All advertising agencies say they offer integrated marketing--they would be foolish to say they don't.
It's not a new thing to work cross-media or to ensure consistent messaging from one medium to another, but more recently integration has started to take on more complex meanings. The lines between direct marketing and branding are getting blurrier, as are the lines between branding and entertainment.
One line that is not getting blurrier, however, is the bottom line. As agencies, we are finding ourselves more and more involved in the intricate, strategic business goals of our clients.
We have to be at the 30,000-foot level and on the ground at the same time. We're in the business of ideas but also in the business of business.
For this reason, the most crucial part of integration is the involvement from the very top. When integration is happening really well, it is because the senior management of an agency is driving it and paving the way for everyone else.
From the structural to the executional, the following are five ways agency management can ensure they are prepared to offer true integration to their clients:
One Profit Center
If you really want to make sure you're not integrated, create a separate interactive division and give it its own P&L.
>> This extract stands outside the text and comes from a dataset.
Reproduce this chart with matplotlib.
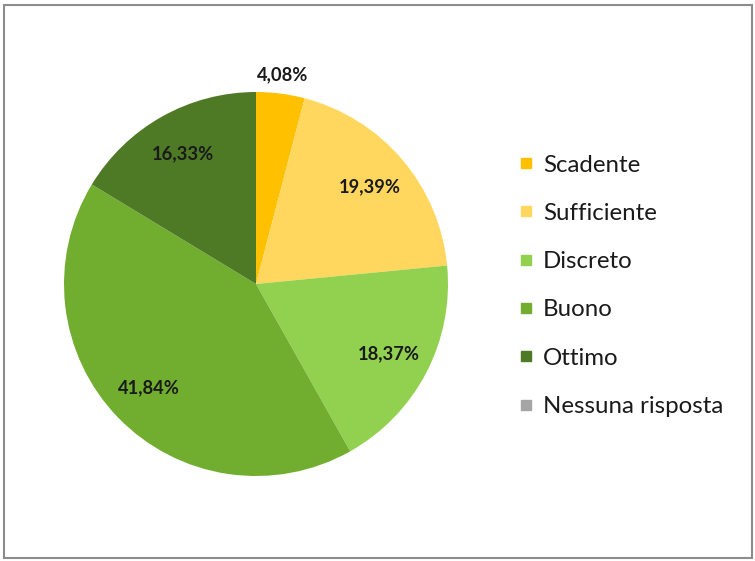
import numpy as np
import matplotlib
matplotlib.use('Agg')
import matplotlib.pyplot as plt
from matplotlib.lines import Line2D
from matplotlib.patches import Rectangle

# Giudizi e percentuali
categories = ['Scadente', 'Sufficiente', 'Discreto', 'Buono', 'Ottimo', 'Nessuna risposta']
values = [4.08, 19.39, 18.37, 41.84, 16.33, 0.0]
colors = ['#FFC000', '#FFD75E', '#92D050', '#71AD2F', '#4E7A25', '#A5A5A5']

W, H = 755, 561
fig = plt.figure(figsize=(W / 100, H / 100), dpi=100)
fig.patch.set_facecolor('white')

# grey frame around the chart area
fig.patches.append(Rectangle((3.5 / W, 3.5 / H), (W - 7) / W, (H - 8) / H,
                             transform=fig.transFigure, fill=False,
                             edgecolor='#8C8C8C', linewidth=1.5))

# pie axes: centre (256, 284) px, radius 192 px
cx, cy, r = 256, H - 284, 192
ax = fig.add_axes([(cx - r) / W, (cy - r) / H, 2 * r / W, 2 * r / H])
nz = [(v, c) for v, c in zip(values, colors) if v > 0]
wedges, _ = ax.pie([v for v, _ in nz], colors=[c for _, c in nz],
                   startangle=90, counterclock=False, radius=1,
                   wedgeprops=dict(linewidth=0))
ax.set_xlim(-1, 1)
ax.set_ylim(-1, 1)
ax.set_aspect('equal')
ax.axis('off')

label_font = dict(family=['Lato', 'DejaVu Sans'], fontsize=13.2, fontweight='bold',
                  color='#1a1a1a')
for w, (v, _) in zip(wedges, nz):
    mid = np.deg2rad((w.theta1 + w.theta2) / 2)
    d = 1.10 if v < 5 else 0.78
    ax.text(d * np.cos(mid), d * np.sin(mid), f'{v:.2f}%'.replace('.', ','),
            ha='center', va='center', **label_font)

handles = [Line2D([], [], marker='s', linestyle='', markersize=7.5,
                  markerfacecolor=c, markeredgecolor=c) for c in colors]
fig.legend(handles, categories, loc='upper left',
           bbox_to_anchor=(497.5 / W, 1 - 133 / H), frameon=False,
           prop=dict(family=['Lato', 'DejaVu Sans'], size=17.3),
           labelspacing=1.135, handlelength=0.6, handletextpad=0.4,
           labelcolor='#1a1a1a')

fig.savefig('out.png', dpi=100, facecolor='white')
The idea of making the interactive department its own profit center is a remnant of the dot-com days of endless clients, new technologies and huge upside potential.
As that dream fades, so too must the idea of a division of an ad agency having its own profits and losses. This sets the wrong image, both internally and externally, for what is important to the client. It says that an agency doesn't trust the integrated process--that it may very well cut it off, should it not reach a certain revenue goal.
The integrated staff should grow organically with the needs and goals of an agency's clients. We cannot be in the business of trying to force work on clients that they don't want, or don't need. Creating one profit center ensures the actual integration of teams and ideas.
Break Down the Walls
The agency within an agency model is difficult, at best. The idea of divisions is antithetical to an integrated system--you simply cannot divide and integrate at the same time.
Perhaps best of all, though, is that everyone feels equally important and as integral a part of the process as everyone else. Without this kind of collaborative environment, there is no fertile ground for integration to occur.
I've often said that half of integration is airfare. Many agencies underestimate how important it is to bring along a representative from all the major disciplines, including media, direct and interactive. It is, all at once, a show of solidarity to the client and insurance that cross-media concepting will occur.
It's a group race, not a relay. From chemistry meetings to pitches and from creative briefs to presentations, all disciplines need to be involved and contributing every step of the way.
And it happens on the non-bolded days, too: in focus groups, status meetings and management meetings. It even happens in hallways and emails. It is a desire to involve all interested parties. To not just believe that good ideas can come from anywhere--but to make sure they do.
Focus on Business Solutions
Now that you've got your own business structure and processes ready to produce integrated work for your clients, it's time to focus on the clients themselves: getting intimate with your client's business, probing for insights into customer behaviors and keeping tabs on the competition.
There are a multitude of business goals that any given company has to achieve and many of them can be tackled using multiple media channels. For each client, an agency must determine what is the best mix and how they will measure success. Of course, the trick is knowing a client's business well enough and having big enough brains to come up with solutions that move the needle.
Being a well-integrated agency won't make it any easier to come up with great ideas. In fact, it'll make it harder. But it should. Our clients' problems are harder, too.